C++ coroutines: Getting rid of our mutex

Raymond Chen


Our coroutine implementation uses a mutex to guard against the race condition where a coroutine completes at the same time another thread tries to wait for its completion. The race condition in question is this one:

Awaiter Completer
if coroutine has not yet completed {  
  Mark coroutine as completed
  Resume anyone who is waiting
Sign up to be resumed }  

If this race condition is realized, then you have a coroutine that has signed up to be resumed, but the completion of the coroutine failed to resume it. The awaiter never wakes up.

But we can solve this race condition without a lock: We just need to have two special sentinel values: One for the initial state where the coroutine has not yet completed, nor has an awaiter registered for resumption. Another to mean that the coroutine has completed, but no awaiter has registered yet. The third case is where the awaiter has registered, but the coroutine hasn’t completed: For that, we will use the awaiter’s coroutine handle.

The completer exchanges the value with the “completed” sentinel value to indicate that the coroutine has completed, and if the old value was not the initial value, then it means that there is a continuation, and the completer resumes the awaiter.

The awaiter exchanges the value with the continuation, and if the old value was “completed”, then it resumes itself immediately.

So now we have to find two values to use as sentinel values.

We’ve already been using one sentinel value: nullptr is a sentinel value that means that the coroutine has started but no awaiter has registered.

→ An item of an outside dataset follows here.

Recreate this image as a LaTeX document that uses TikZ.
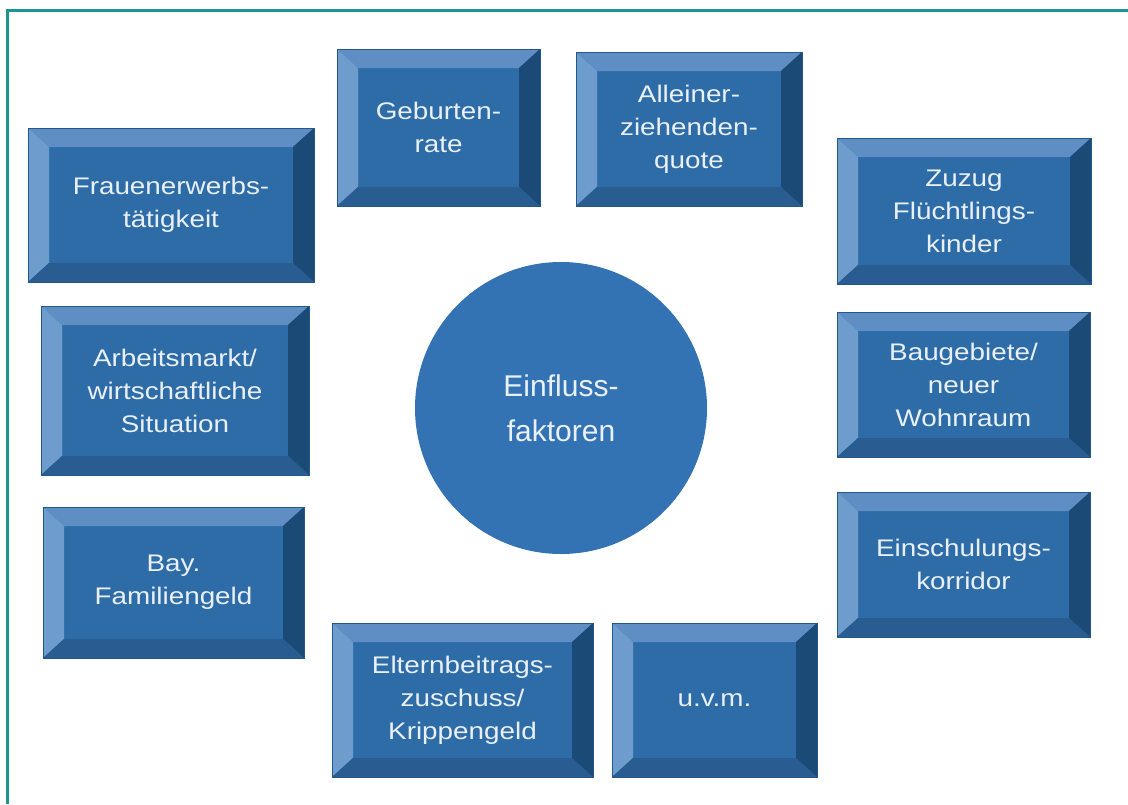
\documentclass[tikz,border=0pt]{standalone}
\usepackage{fontspec}
\usepackage{xcolor}
\newfontfamily\boxfont{Liberation Sans}[FakeStretch=1.16]
\newfontfamily\circfont{Liberation Sans}
\definecolor{faceblue}{HTML}{2E6CA8}
\definecolor{topblue}{HTML}{5E8EC4}
\definecolor{leftblue}{HTML}{6E9CCC}
\definecolor{rightblue}{HTML}{1B4A77}
\definecolor{bottomblue}{HTML}{295D92}
\definecolor{edgeblue}{HTML}{24578A}
\definecolor{circblue}{HTML}{3373B4}
\definecolor{lighttext}{HTML}{EAF0F7}
\definecolor{frameteal}{HTML}{1C9494}
\tikzset{
  bevelbox/.style={rectangle,fill=faceblue,draw=edgeblue,line width=0.8pt,
    text=lighttext,align=center,inner sep=0pt,
    font=\boxfont\fontsize{24}{33}\selectfont,
    path picture={
      \fill[topblue] (path picture bounding box.north west) -- (path picture bounding box.north east)
        -- ([xshift=-21pt,yshift=-19pt]path picture bounding box.north east)
        -- ([xshift=21pt,yshift=-19pt]path picture bounding box.north west) -- cycle;
      \fill[leftblue] (path picture bounding box.north west) -- (path picture bounding box.south west)
        -- ([xshift=21pt,yshift=19pt]path picture bounding box.south west)
        -- ([xshift=21pt,yshift=-19pt]path picture bounding box.north west) -- cycle;
      \fill[rightblue] (path picture bounding box.north east) -- (path picture bounding box.south east)
        -- ([xshift=-21pt,yshift=19pt]path picture bounding box.south east)
        -- ([xshift=-21pt,yshift=-19pt]path picture bounding box.north east) -- cycle;
      \fill[bottomblue] (path picture bounding box.south west) -- (path picture bounding box.south east)
        -- ([xshift=-21pt,yshift=19pt]path picture bounding box.south east)
        -- ([xshift=21pt,yshift=19pt]path picture bounding box.south west) -- cycle;
    }},
  hubcircle/.style={circle,fill=circblue,minimum size=292pt,inner sep=0pt,
    text=lighttext,align=center,font=\circfont\fontsize{30}{45}\selectfont},
  frame/.style={frameteal,line width=3pt}
}
\begin{document}
\begin{tikzpicture}[x=1pt,y=-1pt]
\useasboundingbox (0,0) rectangle (1128,804);
\coordinate (frameTR) at (1128,10);
\coordinate (frameTL) at (7,10);
\coordinate (frameBL) at (7,804);
\draw[frame] (frameTR) -- (frameTL) -- (frameBL);
\node[hubcircle] (hub) at (561,408) {Einfluss-\\faktoren};
  \foreach \nm/\cx/\cy/\bw/\bh/\txt in {
    frauen/171/205/286/154/{Frauenerwerbs-\\tätigkeit},
    geburten/438.5/127.5/203/157/{Geburten-\\rate},
    allein/689/129/226/154/{Alleiner-\\ziehenden-\\quote},
    zuzug/964/211/254/146/{Zuzug\\Flüchtlings-\\kinder},
    bau/963.5/384.5/253/145/{Baugebiete/\\neuer\\Wohnraum},
    einschul/963.5/564.5/253/145/{Einschulungs-\\korridor},
    uvm/714.5/700/205/154/{u.v.m.},
    eltern/462.5/700/261/154/{Elternbeitrags-\\zuschuss/\\Krippengeld},
    bay/173.5/582.5/261/151/{Bay.\\Familiengeld},
    arbeit/175/390.5/268/169/{Arbeitsmarkt/\\wirtschaftliche\\Situation}}
  {\node[bevelbox,minimum width=\bw,minimum height=\bh] (\nm) at (\cx,\cy) {\txt};}
\end{tikzpicture}
\end{document}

We just need to find another one. And it turns out it was right under our noses: We can use the running coroutine itself! The running coroutine will never await itself, so we can use its own handle as our second sentinel.

Okay, now that we have our plan, let’s go implement it.

    template<typename T>
    struct simple_promise_base
        // std::mutex m_mutex;
        // std::experimental::coroutine_handle<> m_waiting{ nullptr };
            m_waiting{ nullptr };
        simple_promise_result_holder<T> m_holder;

        auto final_suspend() noexcept
            struct awaiter : std::experimental::suspend_always
                simple_promise_base& self;
                void await_suspend(
                    std::experimental::coroutine_handle<> handle)
                    const noexcept
                    auto waiter = self.m_waiting.exchange(handle,
                    if (waiter) waiter.resume();
            return awaiter{ {}, *this };


        auto client_await_suspend(
            std::experimental::coroutine_handle<> handle)
            return m_waiting.exchange(handle,
                std::memory_order_acq_rel) == nullptr;


For the client_await_suspend, we return true (meaning that we should suspend) if the coroutine hasn’t completed yet, which we detect by noticing that the previous value of m_waiting is null, representing the fact that the coroutine is still running.

The exchange when the coroutine completes uses releases semantics because we need to ensure that the results are published before we announce that the results are ready. This covers the case where the coroutine completes before the client gotten around to calling co_await: In that case, the client will observe that the coroutine is complete and immediately try to read the results. We need to make sure the results are published for the client to read.

The exchange when the coroutine completes also uses acquire semantics because we need to ensure that we don’t try to load any state from the handle we’re about to resume until we’ve atomically obtained it.¹

The exchange when suspending the awaiting coroutine uses release semantics for a similar reason: We want to make sure the suspension of the awaiting coroutine has been published before we publish the awaiting coroutine handle for the promise coroutine to use.

And the exchange when suspending the awaiting coroutine also uses acquire semantics to match the release semantics when the coroutine completes: If the coroutine has just completed, we need to make sure we read the freshly-published result.

But we finally did it. We got our simple promise and simple task to be lock-free.

It turns out our simplification of promise_ptr had other consequences. We’ll explore them next time.

¹ This seems like an odd thing to have to protect against. How can we possibly load any state from the handle we’re about to resume before we obtain the handle? Can the CPU predict the future and load a value dependent upon an address it hasn’t obtained yet?

Maybe,² but even in the absence of time travel (or really good speculation), it’s possible that the memory is cached locally on the CPU from some previous usage, and we need to make sure that the cached value is not used and new values are loaded afresh.

² The answer is “Yes”. This behavior is permitted by the Alpha AXP memory model. And it happens for basically the reason I gave above: The value at the dependent address is locally cached.